THE EXERCISE → Transcribe all the records exactly and omit any images they hold.

RAW DATA →
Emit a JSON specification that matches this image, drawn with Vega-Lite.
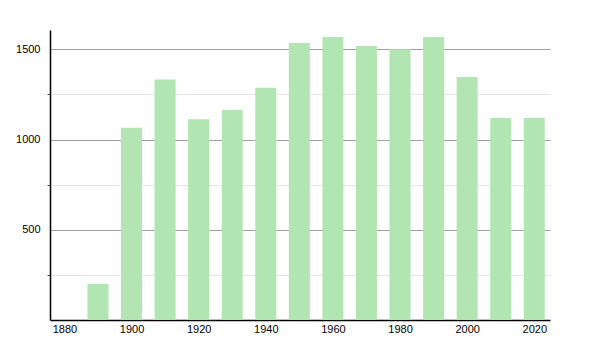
{
  "$schema": "https://vega.github.io/schema/vega-lite/v6.json",
  "width": 500,
  "height": 290,
  "autosize": "none",
  "padding": {"left": 50, "top": 30, "right": 50, "bottom": 30},
  "background": "white",
  "config": {"view": {"stroke": null}, "font": "Liberation Sans"},
  "data": {"values": [
    {"year": 1890, "pop": 200},
    {"year": 1900, "pop": 1065},
    {"year": 1910, "pop": 1333},
    {"year": 1920, "pop": 1113},
    {"year": 1930, "pop": 1163},
    {"year": 1940, "pop": 1287},
    {"year": 1950, "pop": 1535},
    {"year": 1960, "pop": 1568},
    {"year": 1970, "pop": 1518},
    {"year": 1980, "pop": 1500},
    {"year": 1990, "pop": 1568},
    {"year": 2000, "pop": 1346},
    {"year": 2010, "pop": 1119},
    {"year": 2020, "pop": 1119}
  ]},
  "mark": {"type": "bar", "size": 21, "color": "#b1e5b1"},
  "encoding": {
    "x": {
      "field": "year", "type": "quantitative",
      "scale": {"domain": [1877.2, 2023.2], "nice": false, "zero": false},
      "axis": {
        "title": null, "values": [1880, 1900, 1920, 1940, 1960, 1980, 2000, 2020],
        "format": "d", "grid": false, "ticks": false, "labelPadding": 3,
        "domainColor": "black", "domainWidth": 1.5, "labelColor": "#000", "labelFontSize": 11,
        "labelFlush": false
      }
    },
    "y": {
      "field": "pop", "type": "quantitative",
      "scale": {"domain": [0, 1607], "nice": false},
      "axis": {
        "title": null,
        "values": [250, 500, 750, 1000, 1250, 1500],
        "labelExpr": "datum.value % 500 === 0 ? datum.label : ''",
        "format": "d",
        "grid": true,
        "gridColor": {"condition": {"test": "datum.value % 500 === 0", "value": "#a0a0a0"}, "value": "#e4e4e4"},
        "tickColor": {"condition": {"test": "datum.value % 500 === 0", "value": "transparent"}, "value": "#444"},
        "tickSize": 3,
        "labelPadding": 7,
        "domainColor": "black", "domainWidth": 1.5, "labelColor": "#000", "labelFontSize": 11
      }
    }
  }
}
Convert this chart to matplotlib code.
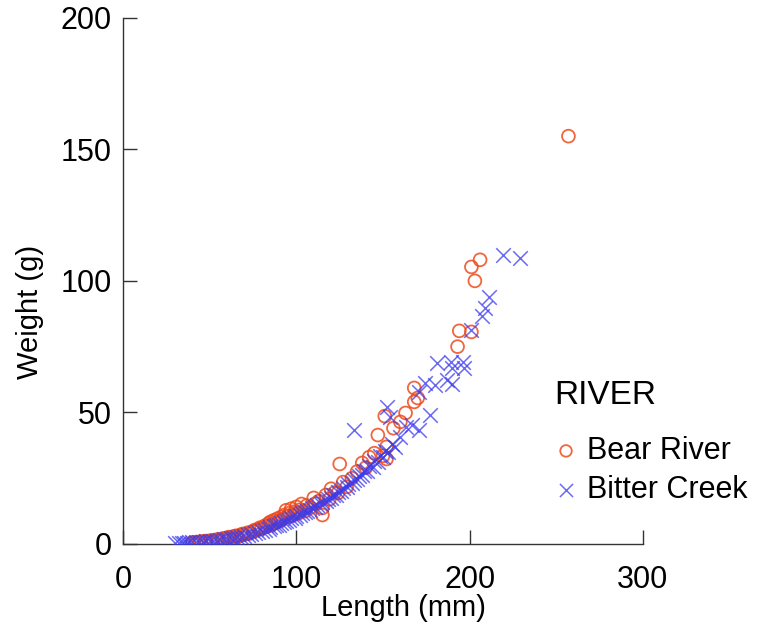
import matplotlib
matplotlib.use("Agg")
import matplotlib.pyplot as plt

plt.rcParams['font.family'] = ['Liberation Sans', 'DejaVu Sans']

# Bear River (length mm, weight g)
bear_len = [40, 42, 44, 45, 47, 48, 50, 51, 52, 54, 55, 57, 58, 60, 61, 62, 64, 65, 66, 68,
            69, 70, 72, 73, 75, 76, 78, 79, 80, 82, 83, 84, 85, 86, 87, 88, 89, 90, 91, 92,
            93, 94, 95, 96, 97, 98, 99, 100, 101, 102, 103, 105, 106, 108, 110, 111, 113, 115, 115, 117,
            119, 120, 122, 124, 125, 127, 129, 132, 135, 138, 140, 142, 145, 147, 150, 152, 152, 151, 156, 160,
            163, 168, 170, 168, 193, 194, 201, 203, 201, 206, 257]
bear_wt = [0.6, 0.7, 0.8, 0.9, 1.0, 1.1, 1.2, 1.3, 1.4, 1.6, 1.7, 1.9, 2.1, 2.3, 2.6, 2.4, 2.9, 3.1, 2.8, 3.5,
           3.8, 3.6, 4.3, 4.0, 4.9, 5.3, 5.6, 6.2, 5.9, 7.0, 6.6, 7.8, 8.4, 7.4, 9.0, 8.1, 9.6, 8.8, 10.2, 9.4,
           11.0, 12.8, 10.5, 11.8, 13.4, 10.9, 12.3, 14.1, 11.6, 13.0, 15.2, 12.5, 14.6, 13.8, 17.5, 15.4, 16.3, 13.7, 11.0, 18.6,
           17.0, 21.0, 19.5, 19.4, 30.4, 23.5, 21.7, 25.0, 27.5, 30.8, 29.0, 33.0, 34.5, 41.4, 33.5, 36.9, 32.3, 48.6, 44.0, 46.4,
           49.8, 54.0, 55.5, 59.3, 75.0, 81.0, 80.6, 100.0, 105.3, 108.0, 155.0]

# Bitter Creek
bitter_len = [30, 32, 34, 35, 37, 38, 40, 42, 44, 46, 48, 50, 52, 54, 56, 58, 60, 62, 64, 66,
              68, 70, 72, 74, 76, 78, 80, 82, 84, 85, 87, 88, 90, 91, 93, 94, 96, 97, 99, 100,
              102, 103, 105, 106, 108, 109, 111, 112, 114, 115, 117, 118, 120, 121, 123, 124, 126, 127, 129, 130,
              132, 133, 135, 136, 138, 139, 141, 142, 144, 145, 147, 148, 150, 151, 153, 155, 157, 133, 152, 154,
              160, 163, 167, 171, 171, 174, 177, 180, 181, 187, 189, 190, 190, 196, 197, 201, 207, 209, 211, 219,
              229]
bitter_wt = [0.3, 0.4, 0.4, 0.5, 0.5, 0.6, 0.7, 0.8, 0.8, 0.9, 1.0, 1.1, 1.2, 1.3, 1.5, 1.7, 1.9, 2.1, 2.3, 2.5,
             2.8, 3.1, 3.4, 3.8, 4.1, 4.5, 4.9, 5.4, 5.8, 6.3, 6.7, 7.2, 7.4, 8.0, 8.3, 8.9, 9.1, 9.8, 10.0, 10.6,
             11.0, 11.6, 12.0, 12.7, 12.9, 13.7, 14.0, 14.8, 15.1, 16.0, 16.3, 17.2, 17.6, 18.5, 18.8, 19.8, 20.2, 21.3, 21.5, 22.8,
             23.0, 24.3, 24.6, 26.0, 26.1, 27.8, 27.6, 29.5, 29.2, 31.5, 31.0, 33.5, 33.0, 35.5, 35.0, 38.0, 37.0, 43.3, 52.1, 48.3,
             40.7, 44.5, 45.2, 43.3, 57.8, 61.2, 49.0, 60.4, 68.8, 62.3, 69.2, 66.9, 60.8, 69.2, 66.9, 81.3, 86.6, 89.7, 93.9, 109.8,
             108.7]

x_ticks = [0, 100, 200, 300]
y_ticks = [0, 50, 100, 150, 200]

fig = plt.figure(figsize=(7.6, 6.34), dpi=100)
ax = fig.add_axes([0.162, 0.142, 0.684, 0.830])

ax.scatter(bear_len, bear_wt, s=85, facecolors='none', edgecolors='#ee4b1c',
           linewidths=1.3, alpha=0.85, label='Bear River', zorder=3)
ax.scatter(bitter_len, bitter_wt, s=110, marker='x', color='#3a3aee',
           linewidths=1.1, alpha=0.75, label='Bitter Creek', zorder=3)

ax.set_xlim(0, 300)
ax.set_ylim(0, 200)
ax.set_xticks(x_ticks)
ax.set_yticks(y_ticks)
ax.tick_params(direction='in', length=10, width=1, color='#333333', labelsize=22)
ax.tick_params(axis='x', pad=15)
ax.tick_params(axis='y', pad=8)
for side in ['top', 'right']:
    ax.spines[side].set_visible(False)
for side in ['left', 'bottom']:
    ax.spines[side].set_color('#333333')
    ax.spines[side].set_linewidth(1)

ax.set_xlabel('Length (mm)', fontsize=21)
ax.set_ylabel('Weight (g)', fontsize=21)
ax.xaxis.set_label_coords(0.54, -0.095)
ax.yaxis.set_label_coords(-0.153, 0.44)

leg = ax.legend(title='RIVER', loc='upper left', bbox_to_anchor=(0.805, 0.335),
                frameon=False, fontsize=22, title_fontsize=24, handletextpad=0.3,
                borderaxespad=0, labelspacing=0.3, handlelength=0.8, markerscale=0.9)
leg._legend_box.align = 'left'
leg._legend_box.sep = 18

fig.savefig('out.png', dpi=100)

RESPONSE BELOW →
Emit a JSON specification that matches this image, drawn with Vega-Lite.
{
  "$schema": "https://vega.github.io/schema/vega-lite/v6.json",
  "width": 500,
  "height": 290,
  "autosize": "none",
  "padding": {"left": 50, "top": 30, "right": 50, "bottom": 30},
  "background": "white",
  "config": {"view": {"stroke": null}, "font": "Liberation Sans"},
  "data": {"values": [
    {"year": 1890, "pop": 200},
    {"year": 1900, "pop": 1065},
    {"year": 1910, "pop": 1333},
    {"year": 1920, "pop": 1113},
    {"year": 1930, "pop": 1163},
    {"year": 1940, "pop": 1287},
    {"year": 1950, "pop": 1535},
    {"year": 1960, "pop": 1568},
    {"year": 1970, "pop": 1518},
    {"year": 1980, "pop": 1500},
    {"year": 1990, "pop": 1568},
    {"year": 2000, "pop": 1346},
    {"year": 2010, "pop": 1119},
    {"year": 2020, "pop": 1119}
  ]},
  "mark": {"type": "bar", "size": 21, "color": "#b1e5b1"},
  "encoding": {
    "x": {
      "field": "year", "type": "quantitative",
      "scale": {"domain": [1877.2, 2023.2], "nice": false, "zero": false},
      "axis": {
        "title": null, "values": [1880, 1900, 1920, 1940, 1960, 1980, 2000, 2020],
        "format": "d", "grid": false, "ticks": false, "labelPadding": 3,
        "domainColor": "black", "domainWidth": 1.5, "labelColor": "#000", "labelFontSize": 11,
        "labelFlush": false
      }
    },
    "y": {
      "field": "pop", "type": "quantitative",
      "scale": {"domain": [0, 1607], "nice": false},
      "axis": {
        "title": null,
        "values": [250, 500, 750, 1000, 1250, 1500],
        "labelExpr": "datum.value % 500 === 0 ? datum.label : ''",
        "format": "d",
        "grid": true,
        "gridColor": {"condition": {"test": "datum.value % 500 === 0", "value": "#a0a0a0"}, "value": "#e4e4e4"},
        "tickColor": {"condition": {"test": "datum.value % 500 === 0", "value": "transparent"}, "value": "#444"},
        "tickSize": 3,
        "labelPadding": 7,
        "domainColor": "black", "domainWidth": 1.5, "labelColor": "#000", "labelFontSize": 11
      }
    }
  }
}
Convert this chart to matplotlib code.
import matplotlib
matplotlib.use("Agg")
import matplotlib.pyplot as plt

plt.rcParams['font.family'] = ['Liberation Sans', 'DejaVu Sans']

# Bear River (length mm, weight g)
bear_len = [40, 42, 44, 45, 47, 48, 50, 51, 52, 54, 55, 57, 58, 60, 61, 62, 64, 65, 66, 68,
            69, 70, 72, 73, 75, 76, 78, 79, 80, 82, 83, 84, 85, 86, 87, 88, 89, 90, 91, 92,
            93, 94, 95, 96, 97, 98, 99, 100, 101, 102, 103, 105, 106, 108, 110, 111, 113, 115, 115, 117,
            119, 120, 122, 124, 125, 127, 129, 132, 135, 138, 140, 142, 145, 147, 150, 152, 152, 151, 156, 160,
            163, 168, 170, 168, 193, 194, 201, 203, 201, 206, 257]
bear_wt = [0.6, 0.7, 0.8, 0.9, 1.0, 1.1, 1.2, 1.3, 1.4, 1.6, 1.7, 1.9, 2.1, 2.3, 2.6, 2.4, 2.9, 3.1, 2.8, 3.5,
           3.8, 3.6, 4.3, 4.0, 4.9, 5.3, 5.6, 6.2, 5.9, 7.0, 6.6, 7.8, 8.4, 7.4, 9.0, 8.1, 9.6, 8.8, 10.2, 9.4,
           11.0, 12.8, 10.5, 11.8, 13.4, 10.9, 12.3, 14.1, 11.6, 13.0, 15.2, 12.5, 14.6, 13.8, 17.5, 15.4, 16.3, 13.7, 11.0, 18.6,
           17.0, 21.0, 19.5, 19.4, 30.4, 23.5, 21.7, 25.0, 27.5, 30.8, 29.0, 33.0, 34.5, 41.4, 33.5, 36.9, 32.3, 48.6, 44.0, 46.4,
           49.8, 54.0, 55.5, 59.3, 75.0, 81.0, 80.6, 100.0, 105.3, 108.0, 155.0]

# Bitter Creek
bitter_len = [30, 32, 34, 35, 37, 38, 40, 42, 44, 46, 48, 50, 52, 54, 56, 58, 60, 62, 64, 66,
              68, 70, 72, 74, 76, 78, 80, 82, 84, 85, 87, 88, 90, 91, 93, 94, 96, 97, 99, 100,
              102, 103, 105, 106, 108, 109, 111, 112, 114, 115, 117, 118, 120, 121, 123, 124, 126, 127, 129, 130,
              132, 133, 135, 136, 138, 139, 141, 142, 144, 145, 147, 148, 150, 151, 153, 155, 157, 133, 152, 154,
              160, 163, 167, 171, 171, 174, 177, 180, 181, 187, 189, 190, 190, 196, 197, 201, 207, 209, 211, 219,
              229]
bitter_wt = [0.3, 0.4, 0.4, 0.5, 0.5, 0.6, 0.7, 0.8, 0.8, 0.9, 1.0, 1.1, 1.2, 1.3, 1.5, 1.7, 1.9, 2.1, 2.3, 2.5,
             2.8, 3.1, 3.4, 3.8, 4.1, 4.5, 4.9, 5.4, 5.8, 6.3, 6.7, 7.2, 7.4, 8.0, 8.3, 8.9, 9.1, 9.8, 10.0, 10.6,
             11.0, 11.6, 12.0, 12.7, 12.9, 13.7, 14.0, 14.8, 15.1, 16.0, 16.3, 17.2, 17.6, 18.5, 18.8, 19.8, 20.2, 21.3, 21.5, 22.8,
             23.0, 24.3, 24.6, 26.0, 26.1, 27.8, 27.6, 29.5, 29.2, 31.5, 31.0, 33.5, 33.0, 35.5, 35.0, 38.0, 37.0, 43.3, 52.1, 48.3,
             40.7, 44.5, 45.2, 43.3, 57.8, 61.2, 49.0, 60.4, 68.8, 62.3, 69.2, 66.9, 60.8, 69.2, 66.9, 81.3, 86.6, 89.7, 93.9, 109.8,
             108.7]

x_ticks = [0, 100, 200, 300]
y_ticks = [0, 50, 100, 150, 200]

fig = plt.figure(figsize=(7.6, 6.34), dpi=100)
ax = fig.add_axes([0.162, 0.142, 0.684, 0.830])

ax.scatter(bear_len, bear_wt, s=85, facecolors='none', edgecolors='#ee4b1c',
           linewidths=1.3, alpha=0.85, label='Bear River', zorder=3)
ax.scatter(bitter_len, bitter_wt, s=110, marker='x', color='#3a3aee',
           linewidths=1.1, alpha=0.75, label='Bitter Creek', zorder=3)

ax.set_xlim(0, 300)
ax.set_ylim(0, 200)
ax.set_xticks(x_ticks)
ax.set_yticks(y_ticks)
ax.tick_params(direction='in', length=10, width=1, color='#333333', labelsize=22)
ax.tick_params(axis='x', pad=15)
ax.tick_params(axis='y', pad=8)
for side in ['top', 'right']:
    ax.spines[side].set_visible(False)
for side in ['left', 'bottom']:
    ax.spines[side].set_color('#333333')
    ax.spines[side].set_linewidth(1)

ax.set_xlabel('Length (mm)', fontsize=21)
ax.set_ylabel('Weight (g)', fontsize=21)
ax.xaxis.set_label_coords(0.54, -0.095)
ax.yaxis.set_label_coords(-0.153, 0.44)

leg = ax.legend(title='RIVER', loc='upper left', bbox_to_anchor=(0.805, 0.335),
                frameon=False, fontsize=22, title_fontsize=24, handletextpad=0.3,
                borderaxespad=0, labelspacing=0.3, handlelength=0.8, markerscale=0.9)
leg._legend_box.align = 'left'
leg._legend_box.sep = 18

fig.savefig('out.png', dpi=100)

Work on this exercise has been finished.